Mortgage Lenders and the Duty of Good Faith

The recent Court of Appeal decision in Winona Park Towns Ltd. and Alleghe Mortgage Fund Ltd. provides a useful judicial assessment of the current state of the duty of good faith as it applies to mortgage lenders.

In this case, Alleghe Mortgage Fund Ltd. loaned $2 million to Winona Park Towns Ltd. for a seven month term with interest at 12% per annum for the first 6 months and 18% thereafter.  Winona provided security in the form of a second mortgage on land being developed by Winona.

The loan was intended to cover some of the development costs, and about $1.76 million of the $2 million was paid directly to the City of Toronto to cover the cost of building permits.

Winona signed a document at the outset authorizing Alleghe to cancel the building permits and having the money that had been paid to the City refunded to Alleghe, presumably in the event of default.

The mortgage agreement also included a term allowing Alleghe to pay out any encumbrance on title and add the amount paid to the encumbrancer to the principal owing under its loan.

Three months after the loan was made, Winona breached the agreement by missing an interest payment.  Alleghe delivered a Notice of Sale and started a lawsuit against Winona.  Winona asserted a counterclaim.

As Alleghe had the right to pay out any encumbrancers, it elected to pay about $6.2 million to the 1st mortgagee to discharge the first mortgage on the property.

The matter went before the Court by way of summary judgment.  The motion judge granted summary judgment to Alleghe in the amount of the original loan, the amount paid to the 1st mortgagee, and interest at 18% per year.

Winona appealed to the Court of Appeal.  Winona’s argument was that Alleghe had breached its duty of good faith by failing to exercise its right to cancel the application for building permits and require the City to return the funds paid to it for those permits, amounting to all but about $250,000 of the original loan.  Winona’s argument was that had Alleghe done so, Winona would have been in a position to pay the relatively nominal balance owing under the mortgage to Alleghe and solve the problem.  Instead, Alleghe chose to pay out over three times the amount of the original loan to the 1st mortgagee which increased the amount of the debt exponentially, thereby ending up with an enormous judgment bearing interest at a high rate.

The Court of Appeal dismissed the appeal.  It declined to interfere with the conclusion of the motion judge that the lender was not under any duty of good faith in the performance of its contractual duties to act in a manner that was in the best interest of the borrower, rather than pursuing what it reasonably believed to be its own best interest.  In this case, if Alleghe concluded that it made the most sense to sell the property with building permits attached, it was at liberty to do so.
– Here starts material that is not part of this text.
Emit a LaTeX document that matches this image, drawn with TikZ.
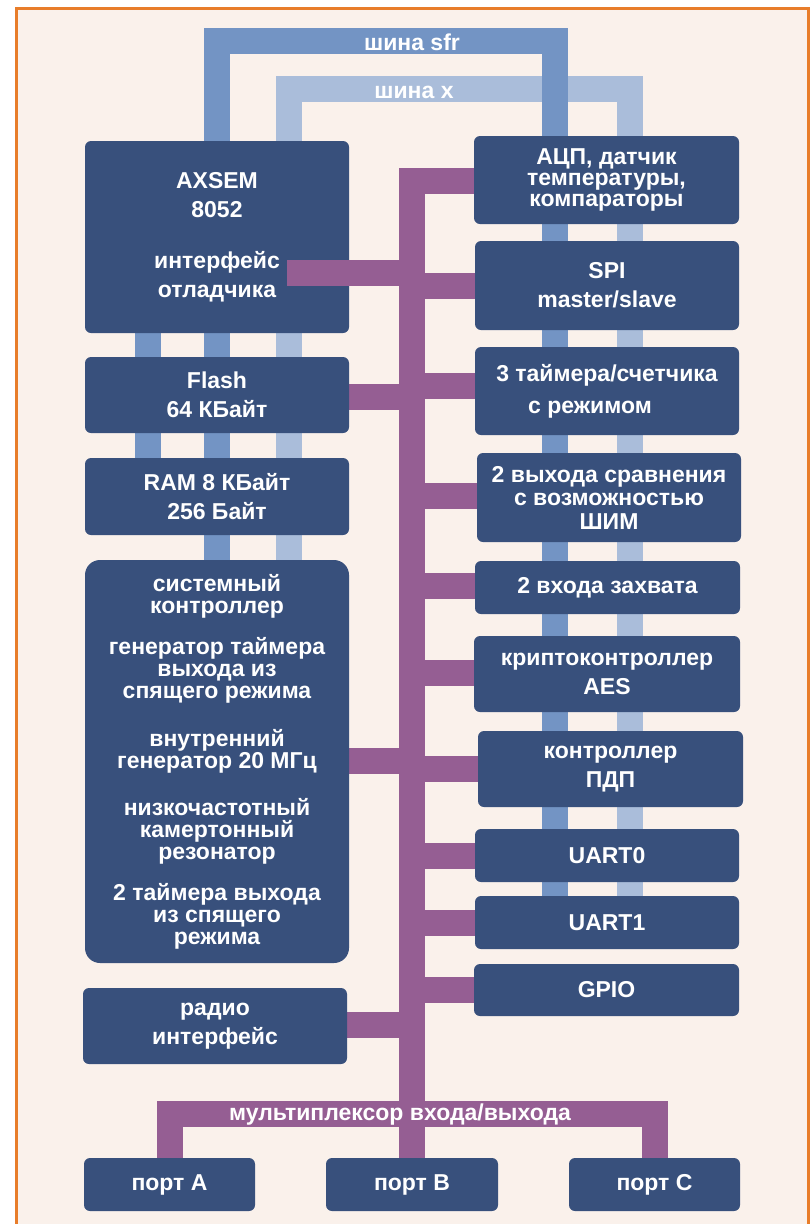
\documentclass[tikz,border=0pt]{standalone}
\usepackage{fontspec}
\setmainfont{Liberation Sans}
\usepackage{tikz}
\usetikzlibrary{backgrounds}

\definecolor{boxblue}{HTML}{38507C}
\definecolor{sfrblue}{HTML}{7394C4}
\definecolor{xblue}{HTML}{AABDDA}
\definecolor{muxviolet}{HTML}{955E93}
\definecolor{paper}{HTML}{FAF1EB}
\definecolor{frameorange}{HTML}{E87D2A}

\begin{document}
\begin{tikzpicture}[
  x=1pt, y=-1pt,
  % Unit blocks
  blk/.style={rectangle, rounded corners=6pt, fill=boxblue, text=white, align=center,
    inner sep=0pt, minimum width=264pt, font=\fontsize{23}{29}\selectfont\bfseries},
  % Buses (wide bands)
  sfrbus/.style={line width=26pt, draw=sfrblue, line join=miter},
  xbus/.style={line width=26pt, draw=xblue, line join=miter},
  mbus/.style={line width=26pt, draw=muxviolet, line join=miter},
  % Bus labels
  buslbl/.style={text=white, inner sep=0pt, font=\fontsize{23}{28}\selectfont\bfseries}
]
\useasboundingbox (0,0) rectangle (811,1224);

%% Left column
\node[blk, minimum height=192pt] (axsem) at (217,237)
  {AXSEM\\8052\\[22pt]интерфейс\\отладчика};
\node[blk, minimum height=76pt] (flash) at (217,395) {Flash\\64 КБайт};
\node[blk, minimum height=77pt] (ram) at (217,496.5) {RAM 8 КБайт\\256 Байт};
\node[blk, rounded corners=15pt, minimum height=403pt,
  font=\fontsize{23}{22}\selectfont\bfseries] (sysctl) at (217,761.5)
  {системный\\контроллер\\[19pt]генератор таймера\\выхода из\\спящего режима\\[26pt]%
   внутренний\\генератор 20 МГц\\[25pt]низкочастотный\\камертонный\\резонатор\\[19pt]%
   2 таймера выхода\\из спящего\\режима};
\node[blk, minimum height=76pt] (radio) at (215,1026) {радио\\интерфейс};

%% Right column
\node[blk, minimum width=265pt, minimum height=88pt,
  font=\fontsize{23}{21}\selectfont\bfseries] (adc) at (606.5,180)
  {АЦП, датчик\\температуры,\\компараторы};
\node[blk, minimum height=89pt] (spi) at (607,285.5) {SPI\\master/slave};
\node[blk, minimum height=88pt, font=\fontsize{23}{32}\selectfont\bfseries] (timers) at (607,391)
  {3 таймера/счетчика\\с режимом\hspace*{34pt}};
\node[blk, minimum height=89pt, font=\fontsize{23}{23.5}\selectfont\bfseries] (pwm) at (609,497.5)
  {2 выхода сравнения\\с возможностью\\ШИМ};
\node[blk, minimum width=265pt, minimum height=53pt] (capt) at (607.5,587.5) {2 входа захвата};
\node[blk, minimum width=266pt, minimum height=76pt] (aes) at (607,674) {криптоконтроллер\\AES};
\node[blk, minimum width=265pt, minimum height=76pt] (dma) at (610.5,769) {контроллер\\ПДП};
\node[blk, minimum height=53pt] (uart0) at (607,855.5) {UART0};
\node[blk, minimum height=53pt] (uart1) at (607,922.5) {UART1};
\node[blk, minimum width=265pt, minimum height=52pt] (gpio) at (606.5,990) {GPIO};

%% Ports
\node[blk, minimum width=171pt, minimum height=53pt] (porta) at (169.5,1184.5) {порт A};
\node[blk, minimum width=172pt, minimum height=53pt] (portb) at (412,1184.5) {порт B};
\node[blk, minimum width=171pt, minimum height=53pt] (portc) at (654.5,1184.5) {порт C};

%% Bus corner points
\coordinate (sfrL) at (217,41);
\coordinate (sfrR) at (554.5,41);
\coordinate (xL) at (289,89);
\coordinate (xR) at (629.5,89);
\coordinate (cbus) at (148,0);
\coordinate (trunk) at (411.5,180.5);
\coordinate (mux) at (412,1113.5);
\coordinate (dbg) at (287,272.5);

\begin{scope}[on background layer]
  % page and frame
  \fill[white] (0,0) rectangle (811,1224);
  \draw[frameorange, line width=3pt, fill=paper] (16,8.5) rectangle (808.5,1240);

  % x bus, then sfr bus on top of it
  \draw[xbus] (sysctl.north -| xL) -- (xL) -- (xR) -- (uart1.north -| xR);
  \draw[sfrbus] (sysctl.north -| sfrL) -- (sfrL) -- (sfrR) -- (uart1.north -| sfrR);
  \draw[sfrbus] (axsem.south -| cbus) -- (ram.north -| cbus);

  % I/O trunk and multiplexer
  \draw[mbus] (adc.west |- trunk) -- (trunk) -- (portb.north -| trunk);
  \draw[mbus] (porta.north) |- (mux) -| (portc.north);

  % stubs to the left column
  \foreach \b/\yy in {flash/397, sysctl/761, radio/1024.5}
    \draw[mbus] (\b.east |- 0,\yy) -- (trunk |- 0,\yy);
  % stubs to the right column
  \foreach \b/\yy in {spi/286, timers/386, pwm/496, capt/586, aes/672.5,
                      dma/769, uart0/855.5, uart1/922.5, gpio/990}
    \draw[mbus] (trunk |- 0,\yy) -- (\b.west |- 0,\yy);
\end{scope}

% debug interface runs into the core block
\draw[mbus] (dbg) -- (trunk |- dbg);

%% Bus labels
\node[buslbl, anchor=base] (sfrlbl) at (412,50) {шина sfr};
\node[buslbl, anchor=base] (xlbl) at (414,98) {шина x};
\node[buslbl, anchor=base] (muxlbl) at (400,1120) {мультиплексор входа/выхода};

\end{tikzpicture}
\end{document}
The Court of Appeal observed that while Alleghe could have obtained partial repayment by cancelling the building permits, that cancellation would have reduced the value of the property, thereby putting at risk its prospects of obtaining repayment of the balance of its loan from a sale under power of sale.

This is a remarkable conclusion given that on the evidence before the Court, the property had substantial value and this was apparently Alleghe’s belief given that it had been attempting to sell it for at least $8.5 million.  While this type of valuation might well put Alleghe at risk in terms of recovering the balance under its own loan together with the amount paid out to the 1st mortgagee, one could easily conclude that the value of the property would have been more than enough to cover the approximately $250,000 that would have remained owing had Alleghe cancelled the building permits.

In any event, and notwithstanding these points, the Court of Appeal determined that the motion judge had every right to conclude that Alleghe’s conduct in exercising its rights did not demonstrate bad faith and given that there was evidence upon which that conclusion could be reached, the Court of Appeal declined to interfere with it.

This is a case in which, on a business basis, it would be easily to sympathize with Winona’s position.  Without a doubt, it would have been reasonable for Alleghe to cancel the permits and reduce the amount outstanding by substantial margin.  Nevertheless, it made the business decision not to do so.  That decision was open to it under the documentation and that ended the matter.  The fact that other lenders might have acted differently in these circumstances is simply not relevant.  This is an important consideration for borrowers to bear in mind.